------ Given material

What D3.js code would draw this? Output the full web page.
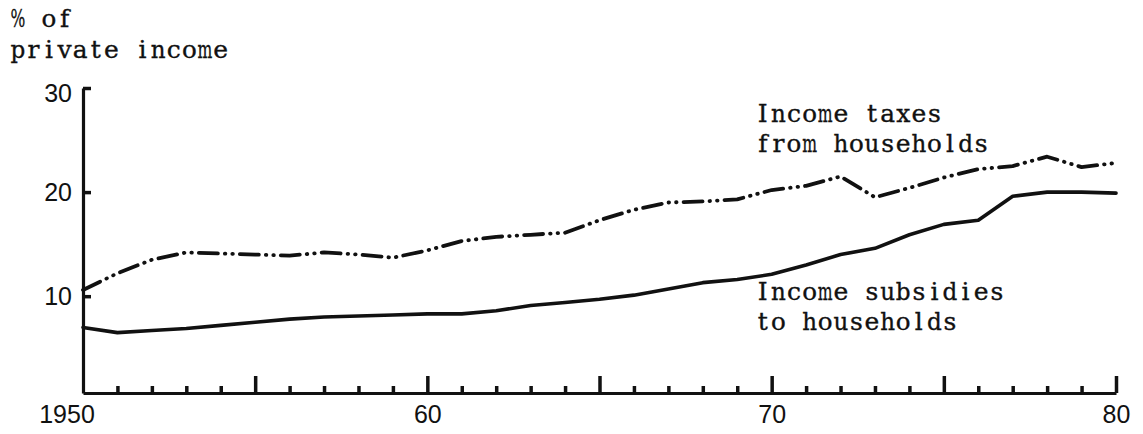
<!DOCTYPE html>
<html>
<head>
<meta charset="utf-8">
<script src="https://cdn.jsdelivr.net/npm/d3@7"></script>
<style>
  body { margin: 0; background: #fff; }
  .type { font-family: "DejaVu Serif", "Liberation Serif", serif; font-size: 25px; fill: #111; stroke: #111; stroke-width: 0.35px; }
  .num { font-family: "Liberation Sans", Arial, sans-serif; font-size: 25px; fill: #111; }
</style>
</head>
<body>
<script>
// data, % of private income
var years = [1950,1951,1952,1953,1954,1955,1956,1957,1958,1959,1960,
             1961,1962,1963,1964,1965,1966,1967,1968,1969,1970,
             1971,1972,1973,1974,1975,1976,1977,1978,1979,1980];
var taxes = [10.6,12.2,13.5,14.2,14.1,14.0,13.9,14.2,14.0,13.7,14.4,
             15.3,15.7,15.9,16.1,17.3,18.3,19.0,19.1,19.3,20.2,
             20.6,21.5,19.5,20.4,21.4,22.2,22.5,23.4,22.4,22.8];
var subsidies = [7.0,6.5,6.7,6.9,7.2,7.5,7.8,8.0,8.1,8.2,8.3,
                 8.3,8.6,9.1,9.4,9.7,10.1,10.7,11.3,11.6,12.1,
                 13.0,14.0,14.6,15.9,16.9,17.3,19.6,20.0,20.0,19.9];
var yTicks = [10, 20, 30];
var majorYears = [1955, 1960, 1965, 1970, 1975, 1980];
var labelYears = [1950, 1960, 1970, 1980];
var labelText = ["1950", "60", "70", "80"];

var width = 1143, height = 434;

var svg = d3.select("body").append("svg")
    .attr("width", width)
    .attr("height", height);

var x = d3.scaleLinear().domain([1950, 1980]).range([83, 1116]);
var y = d3.scaleLinear().domain([0.7, 30]).range([393, 88]);

// y axis, ticks pointing inside
var yAxis = svg.append("g")
    .attr("transform", "translate(" + x(1950) + ",0)")
    .call(d3.axisLeft(y).tickValues(yTicks).tickSize(-8).tickSizeOuter(0).tickPadding(11));
yAxis.select(".domain").attr("stroke", "#111").attr("stroke-width", 3.2);
yAxis.selectAll(".tick line").attr("stroke", "#111").attr("stroke-width", 3.5);
yAxis.selectAll(".tick text").attr("class", "num").attr("fill", "#111")
    .filter(function(d) { return d == 30; })
    .attr("dy", "0.55em");

// x axis, ticks pointing up
var labelOf = function(d) {
  var i = labelYears.indexOf(d);
  return i < 0 ? "" : labelText[i];
};
var xAxis = svg.append("g")
    .attr("transform", "translate(0," + y(0.7) + ")")
    .call(d3.axisBottom(x).tickValues(years.slice(1)).tickSize(-7).tickSizeOuter(0)
      .tickPadding(12).tickFormat(labelOf));
xAxis.select(".domain").attr("stroke", "#111").attr("stroke-width", 3.2);
xAxis.selectAll(".tick line").attr("stroke", "#111").attr("stroke-width", 3.5)
    .filter(function(d) { return majorYears.indexOf(d) >= 0; })
    .attr("y2", -17);
xAxis.selectAll(".tick text").attr("class", "num").attr("fill", "#111");
// the 1950 label sits at the corner
xAxis.append("text")
    .attr("class", "num")
    .attr("x", x(1950) - 16)
    .attr("y", 12)
    .attr("dy", "0.71em")
    .attr("text-anchor", "middle")
    .text(labelOf(1950));

// lines
var line = function(vals) {
  return d3.line()
    .x(function(d, i) { return x(years[i]); })
    .y(function(d) { return y(d); })(vals);
};

svg.append("path")
    .attr("d", line(subsidies))
    .attr("fill", "none")
    .attr("stroke", "#111")
    .attr("stroke-width", 3.6)
    .attr("stroke-linejoin", "round")
    .attr("stroke-linecap", "round");

svg.append("path")
    .attr("d", line(taxes))
    .attr("fill", "none")
    .attr("stroke", "#111")
    .attr("stroke-width", 3.8)
    .attr("stroke-linejoin", "round")
    .attr("stroke-linecap", "round")
    .attr("stroke-dasharray", "19,7,0.5,7,0.5,7");

// typewritten labels: one glyph per fixed cell, wide glyphs squeezed
var notes = [
  {t: "% of", x: 10, y: 27},
  {t: "private income", x: 10, y: 58},
  {t: "Income taxes", x: 755, y: 122},
  {t: "from households", x: 755, y: 152},
  {t: "Income subsidies", x: 755, y: 300},
  {t: "to households", x: 755, y: 330}
];
var cell = 15.6;
notes.forEach(function(n) {
  var g = svg.append("g").attr("class", "type");
  n.t.split("").forEach(function(ch, i) {
    if (ch == " ") return;
    var cx = n.x + i * cell + cell / 2;
    var t = g.append("text")
        .attr("x", cx)
        .attr("y", n.y)
        .attr("text-anchor", "middle")
        .text(ch);
    var w = t.node().getComputedTextLength();
    var maxW = cell * 0.95;
    if (w > maxW) {
      var s = maxW / w;
      t.attr("transform", "translate(" + cx + ",0) scale(" + s + ",1) translate(" + (-cx) + ",0)");
    }
  });
});
</script>
</body>
</html>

------------

### What the task requires
Restate the data above exactly, stripping out each image.

### Result of the task
What D3.js code would draw this? Output the full web page.
<!DOCTYPE html>
<html>
<head>
<meta charset="utf-8">
<script src="https://cdn.jsdelivr.net/npm/d3@7"></script>
<style>
  body { margin: 0; background: #fff; }
  .type { font-family: "DejaVu Serif", "Liberation Serif", serif; font-size: 25px; fill: #111; stroke: #111; stroke-width: 0.35px; }
  .num { font-family: "Liberation Sans", Arial, sans-serif; font-size: 25px; fill: #111; }
</style>
</head>
<body>
<script>
// data, % of private income
var years = [1950,1951,1952,1953,1954,1955,1956,1957,1958,1959,1960,
             1961,1962,1963,1964,1965,1966,1967,1968,1969,1970,
             1971,1972,1973,1974,1975,1976,1977,1978,1979,1980];
var taxes = [10.6,12.2,13.5,14.2,14.1,14.0,13.9,14.2,14.0,13.7,14.4,
             15.3,15.7,15.9,16.1,17.3,18.3,19.0,19.1,19.3,20.2,
             20.6,21.5,19.5,20.4,21.4,22.2,22.5,23.4,22.4,22.8];
var subsidies = [7.0,6.5,6.7,6.9,7.2,7.5,7.8,8.0,8.1,8.2,8.3,
                 8.3,8.6,9.1,9.4,9.7,10.1,10.7,11.3,11.6,12.1,
                 13.0,14.0,14.6,15.9,16.9,17.3,19.6,20.0,20.0,19.9];
var yTicks = [10, 20, 30];
var majorYears = [1955, 1960, 1965, 1970, 1975, 1980];
var labelYears = [1950, 1960, 1970, 1980];
var labelText = ["1950", "60", "70", "80"];

var width = 1143, height = 434;

var svg = d3.select("body").append("svg")
    .attr("width", width)
    .attr("height", height);

var x = d3.scaleLinear().domain([1950, 1980]).range([83, 1116]);
var y = d3.scaleLinear().domain([0.7, 30]).range([393, 88]);

// y axis, ticks pointing inside
var yAxis = svg.append("g")
    .attr("transform", "translate(" + x(1950) + ",0)")
    .call(d3.axisLeft(y).tickValues(yTicks).tickSize(-8).tickSizeOuter(0).tickPadding(11));
yAxis.select(".domain").attr("stroke", "#111").attr("stroke-width", 3.2);
yAxis.selectAll(".tick line").attr("stroke", "#111").attr("stroke-width", 3.5);
yAxis.selectAll(".tick text").attr("class", "num").attr("fill", "#111")
    .filter(function(d) { return d == 30; })
    .attr("dy", "0.55em");

// x axis, ticks pointing up
var labelOf = function(d) {
  var i = labelYears.indexOf(d);
  return i < 0 ? "" : labelText[i];
};
var xAxis = svg.append("g")
    .attr("transform", "translate(0," + y(0.7) + ")")
    .call(d3.axisBottom(x).tickValues(years.slice(1)).tickSize(-7).tickSizeOuter(0)
      .tickPadding(12).tickFormat(labelOf));
xAxis.select(".domain").attr("stroke", "#111").attr("stroke-width", 3.2);
xAxis.selectAll(".tick line").attr("stroke", "#111").attr("stroke-width", 3.5)
    .filter(function(d) { return majorYears.indexOf(d) >= 0; })
    .attr("y2", -17);
xAxis.selectAll(".tick text").attr("class", "num").attr("fill", "#111");
// the 1950 label sits at the corner
xAxis.append("text")
    .attr("class", "num")
    .attr("x", x(1950) - 16)
    .attr("y", 12)
    .attr("dy", "0.71em")
    .attr("text-anchor", "middle")
    .text(labelOf(1950));

// lines
var line = function(vals) {
  return d3.line()
    .x(function(d, i) { return x(years[i]); })
    .y(function(d) { return y(d); })(vals);
};

svg.append("path")
    .attr("d", line(subsidies))
    .attr("fill", "none")
    .attr("stroke", "#111")
    .attr("stroke-width", 3.6)
    .attr("stroke-linejoin", "round")
    .attr("stroke-linecap", "round");

svg.append("path")
    .attr("d", line(taxes))
    .attr("fill", "none")
    .attr("stroke", "#111")
    .attr("stroke-width", 3.8)
    .attr("stroke-linejoin", "round")
    .attr("stroke-linecap", "round")
    .attr("stroke-dasharray", "19,7,0.5,7,0.5,7");

// typewritten labels: one glyph per fixed cell, wide glyphs squeezed
var notes = [
  {t: "% of", x: 10, y: 27},
  {t: "private income", x: 10, y: 58},
  {t: "Income taxes", x: 755, y: 122},
  {t: "from households", x: 755, y: 152},
  {t: "Income subsidies", x: 755, y: 300},
  {t: "to households", x: 755, y: 330}
];
var cell = 15.6;
notes.forEach(function(n) {
  var g = svg.append("g").attr("class", "type");
  n.t.split("").forEach(function(ch, i) {
    if (ch == " ") return;
    var cx = n.x + i * cell + cell / 2;
    var t = g.append("text")
        .attr("x", cx)
        .attr("y", n.y)
        .attr("text-anchor", "middle")
        .text(ch);
    var w = t.node().getComputedTextLength();
    var maxW = cell * 0.95;
    if (w > maxW) {
      var s = maxW / w;
      t.attr("transform", "translate(" + cx + ",0) scale(" + s + ",1) translate(" + (-cx) + ",0)");
    }
  });
});
</script>
</body>
</html>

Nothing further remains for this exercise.